Billet invité.
Nous nous souvenons toujours avec émotion des journalistes de Charlie Hebdo tués pour avoir refusé de renoncer à la liberté d’exprimer leur pensée. François de Closets nous remémore ces instants où les mots « liberté », « égalité », « fraternité » ont de nouveau repris un sens et où les citoyens montraient l’attachement à leur patrie dans la rue suite à ces malheureux événements.
Ce souffle de la liberté a amené l’auteur à s’interroger sur « la manière dont on est passé d’un monde où la liberté était inconcevable à un monde dans lequel c’est l’absence de liberté qui est devenue inconcevable » (p. 11) ainsi qu’au sujet des grandes figures qui ont défendu cette valeur au mépris de leur propre vie.
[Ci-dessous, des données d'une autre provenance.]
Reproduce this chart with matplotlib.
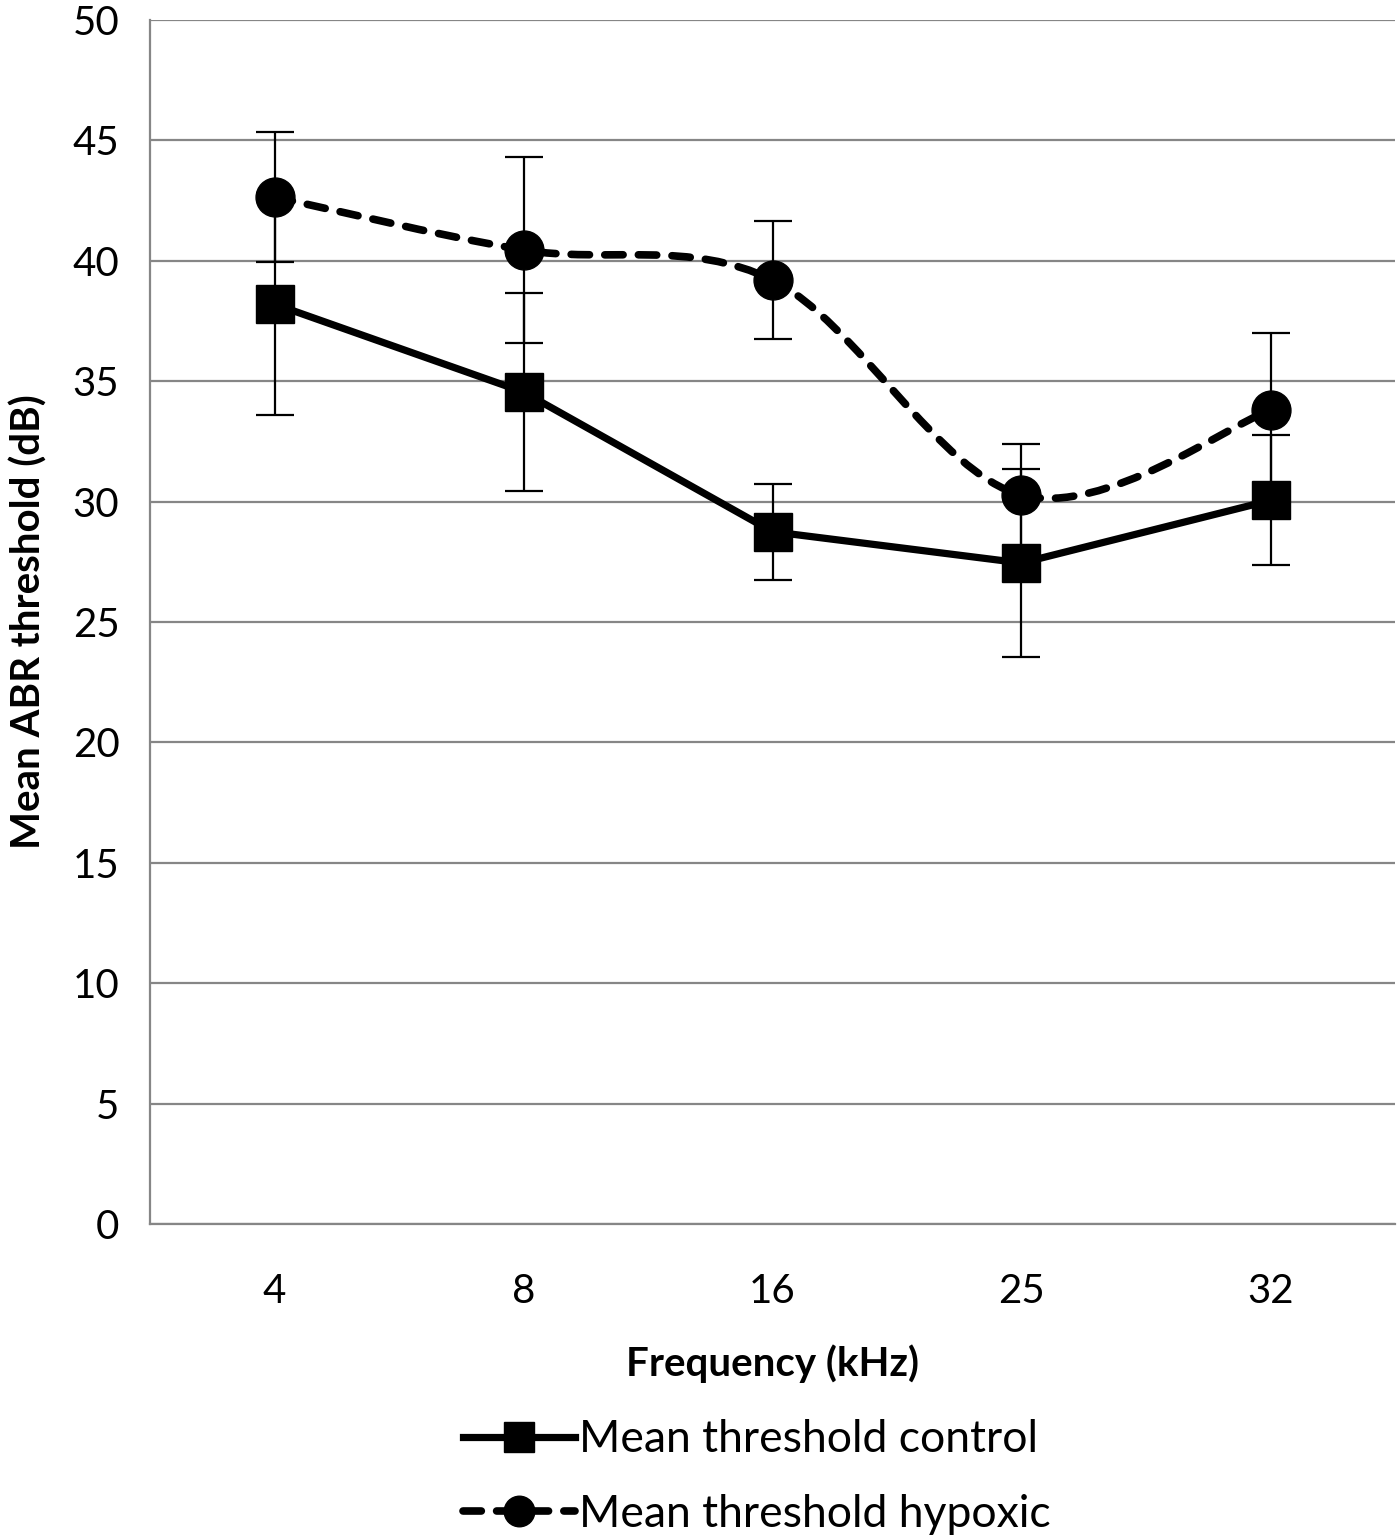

Les représentants principaux de cet état d’esprit, choisis par l’auteur, sont Socrate et Giordano Bruno. Le premier, victime d’une démocratie en voie d’extinction et l’autre pris dans les tumultes d’une Inquisition dont l’unique but était de restaurer une Église vacillante, en quête de redressement par rapport à la Réforme. Ce qui relie les deux philosophes est la revendication d’une pensée individuelle, mobilisée non tant par un idéal que par la volonté de penser par soi-même, défendue de manière absolue. D’autres figures héroïques dans ce combat inégal viennent s’inscrire dans une longue liste dont malheureusement beaucoup, comme les Cathares ou les Vaudois resteront anonymes : il s’agit de François d’Assise, Érasme, Montaigne, Sébastien Castellion, Michel Servet, exemples notoires. Plus proches de nous, Raif Badawi, condamné à une flagellation particulièrement cruelle par le régime intégriste saoudien pour avoir revendiqué la liberté d’expression, et Andreï Sakharov puni pour avoir repris la cause des dissidents en Russie.
Le fil rouge de ces persécutions est évident : le conformisme, la soumission aux idées reçues, le refus de l’altérité, en vue de maintenir une cohésion sociale utile aux plus puissants, en s’appuyant sur les procédés les plus vils de torture et d’extermination.
François de Closets nous rappelle que la liberté, pour réellement exister, doit s’inscrire dans une institution qui la revendique et la protège, ainsi que dans une « réappropriation collective de notre histoire, d’une autorité reconnue autour de valeurs communes » (p. 275). Par ailleurs, la liberté pour la liberté mène souvent à une absence de sens. Au contraire, cette valeur s’épanouit dans la recherche d’un bien commun en train de disparaître à notre époque, tant il nous est plus facile de nous battre pour des droits individuels parfois dérisoires que de rechercher à construire une société dont le commun serait l’élément central et unificateur.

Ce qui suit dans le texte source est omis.